4. Crisis-driven Innovation

This topic was brought up by only one scholar during the conference: John Bessant, famous saxophone player in the ISPIM-band and publisher of many innovation books. As noted in his abstract: “Crises, whether natural or man-made, require rapid problem solving if agencies and aid workers are to avoid the huge negative impacts of such disasters. That makes consideration of how innovation takes place in this sector an urgent challenge. Our paper summarizes the nature of the challenge and reviews experience so far in humanitarian innovation (HI). There is a second issue which we also explore. Arguably crisis conditions provide a ‘laboratory’ for exploring alternative approaches and generating novel innovation trajectories which might diffuse more widely – the concept of ‘reverse innovation’.”

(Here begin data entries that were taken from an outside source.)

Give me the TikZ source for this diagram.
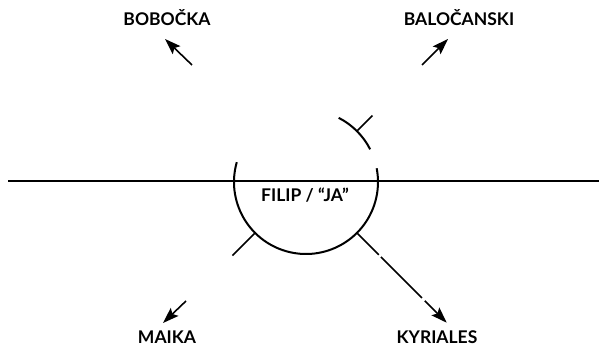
\documentclass[tikz,border=0pt]{standalone}
\usepackage{fontspec}
\setmainfont{Lato}
\usetikzlibrary{arrows.meta,calc}
\begin{document}
\begin{tikzpicture}[x=1pt,y=1pt,
  lbl/.style={inner sep=0pt,anchor=base,font=\fontsize{17.5}{20}\selectfont\bfseries},
  thick line/.style={line width=2pt},
  arr/.style={line width=1.6pt,-{Stealth[length=16pt,width=11pt,inset=3pt]}},
  tk/.style={line width=1.6pt}]
\useasboundingbox (0,0) rectangle (599,347);
\coordinate (c) at (306,165);
% horizontal line
\coordinate (hl) at (8,166);
\coordinate (hr) at (599,166);
\draw[thick line] (hl) -- (hr);
% main arc
\draw[thick line] ($(c)+(164:72)$) arc[start angle=164,end angle=371,radius=72];
% upper arc
\draw[thick line] ($(c)+(27:72)$) arc[start angle=27,end angle=63,radius=72];
% ticks
\draw[tk] ($(c)+(45:72)$) -- ($(c)+(45:94)$);
\draw[tk] ($(c)+(225:72)$) -- ($(c)+(225:104)$);
\draw[tk] ($(c)+(315:72)$) -- ($(c)+(315:103)$);
% labels
\node[lbl] (ja) at (305,145) {FILIP / “JA”};
\node[lbl] (bob) at (167,321) {BOBOČKA};
\node[lbl] (bal) at (459,321) {BALOČANSKI};
\node[lbl] (mai) at (167,3) {MAIKA};
\node[lbl] (kyr) at (437,3) {KYRIALES};
% arrows
\coordinate (bs) at (192,282); \coordinate (bt) at (165,308);
\draw[arr] (bs) -- (bt);
\coordinate (ls) at (422,282); \coordinate (lt) at (448,308);
\draw[arr] (ls) -- (lt);
\coordinate (ms) at (186,46); \coordinate (mt) at (163,24);
\draw[arr] (ms) -- (mt);
\coordinate (k1) at ($(c)+(315:106)$);
\coordinate (k2) at ($(c)+(315:164)$);
\coordinate (k3) at ($(c)+(315:168)$);
\coordinate (kt) at ($(c)+(315:199)$);
\draw[tk] (k1) -- (k2);
\draw[arr] (k3) -- (kt);
\end{tikzpicture}
\end{document}
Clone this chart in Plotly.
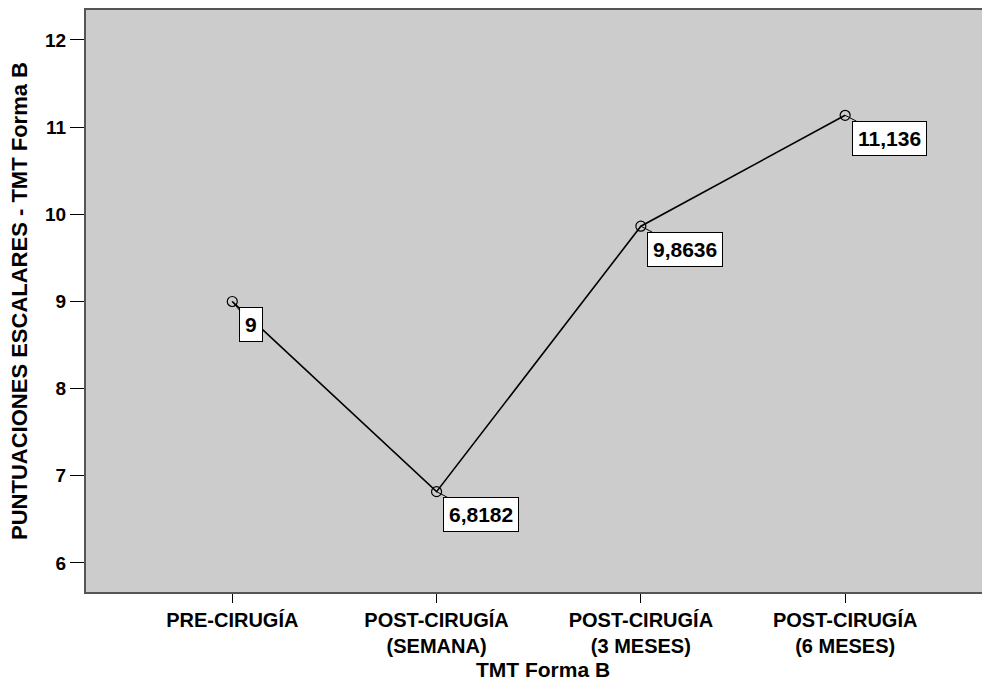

A very interesting topic which I’d definitely like to hear more about in the future.

5. Networking

In Chesbrough’s 2006 book, Simard and West proposed the model of wide vs. deep ties. For Open Innovation it has long been argued that wide ties are very important. They create a source pool for knowledge and new ideas. Not surprisingly, this is probably the most important aspect of the ISPIM conference: the social program. The opening drink, the pauses, the lunch breaks, the walks through Budapest, the luxury diner at the Opera, the drink before – and after – the diner, the classical music, the bars, the boat trip, the drinks before – and after – the boat trip, the ISPIM-band, the wedding proposal during the boat trip, it all contributes to creating a lot of new wide ties. Connections that make the conference an awesome thing to be at and that will be of much more importance in the future than we could ever imagine.

Thanks to the organisers, Iain Bitran, Steffen Conn, David Farell and the many workshop leaders for this wonderful event.